No hay respuesta definitiva y contundente, pero acudir a los cánones puede servir de algo. Un vistazo a la historia de la filosofía y de la literatura universal puede indicarnos con meridiana claridad un nicho de obras y autores imprescindibles. Bien es cierto que la estructura del canon no es irreductible; incluso podemos sentir como una afrenta que nuestro escritor favorito no sea considerado como miembro del canon.

Admito que aceptar que alguien presuma de la autoridad moral para indicarnos que debemos leer o, al menos, que no debemos dejar de leer, puede resultar odioso; pero seguir seguir un canon no significa ser un devoto a piejuntillas. Por volver un momento a los viajes, podemos decir que el canon se parece a ese bus que en algunas ciudades ofrece a los turistas un tour por la ciudad del cual podemos saltar o volver a gusto en los momentos que no estamos seguros a qué calle, museo o monumento deberíamos visitar.

Quiero decir que adoptar un canon como guía no significa abandonarnos a él, pues esto equivaldría a suprimir la sorpresa. No hay que olvidar lo que decía Poncela: "La mujer como el libro que han de influir en una vida llegan siempre a nuestras manos sin esperarlos". ¿Debo mencionar que don Enrique no está en ningún canon?

Este hecho me obliga a una conclusión que me contradice: Hay que acercarse al canon, conocerlo, aprovecharlo y de este modo, cuando el momento llegue, mandarlo al carajo. Cualquier intento de canonizar es sospechoso.
Recuerdo en este punto que Harold Bloom en un libro dedicado a esto de lo que vengo hablando (The Western Canon), mencionaba que un sector de la crítica neomarxista apuntaba a que el status quo de la obra shakesperiana como el cásico de clásicos de la literatura inglesa y universal, no es más que el resultado de una estrategia de la corona inglesa para afianzar su presencia en las colonias. Bloom, como era de esperarse, rechaza con absoluto desprecio este señalamiento.

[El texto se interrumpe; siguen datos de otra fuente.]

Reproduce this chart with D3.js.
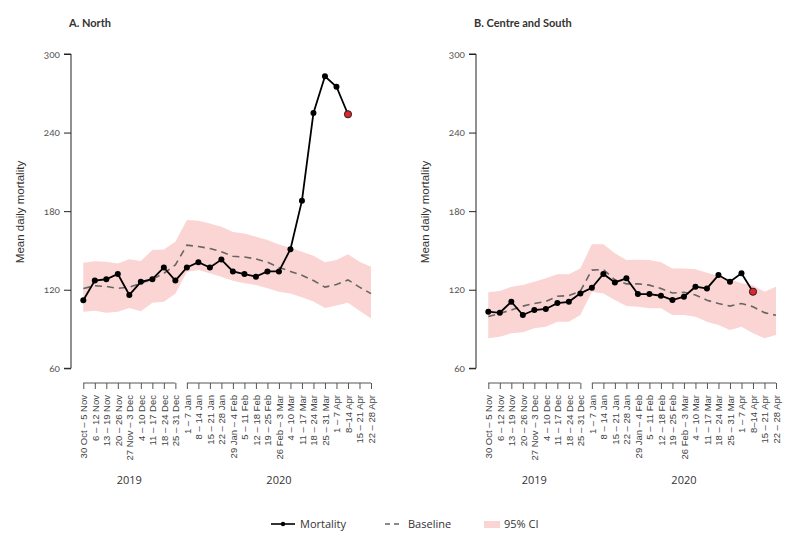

Comparto su reacción pero no me parece del todo desdeñable la observación de los críticos. Shakespeare nos sigue hablando y su obra se ha impuesto por encima de los tiempos y de cualquier acusación. Esto no significa que su obra no haya sido eventualmente parte de una estrategia imperial.

¿Y viajar? ¿Existe un canon del viajero? No tengo respuesta, pero permítaseme ahora volver a la idea de Descartes que ha marcado la pauta de estas líneas. El viajar como fuente de conocimiento.

Creo que en la mente del francés estaba la imagen del viajante, quizás el aventurero, pero no la del turista. Cada viaje era emprendido con la consciente posibilidad del no regresar. Hoy a una distancia enorme de casa el retorno parece cosa que puede hacerse en un instante.

La idea de viajar como fuente de conocimiento real merece un punto de análisis diferente al de la lectura. Hablando de los viajes, otro francés, Michel de Montaigne, escribía: "No basta con apartarse de la gente, no basta con cambiar de lugar, es menester apartarse de las condiciones populares que están dentro de nosotros; es menester secuestrarse y recuperarse de uno mismo".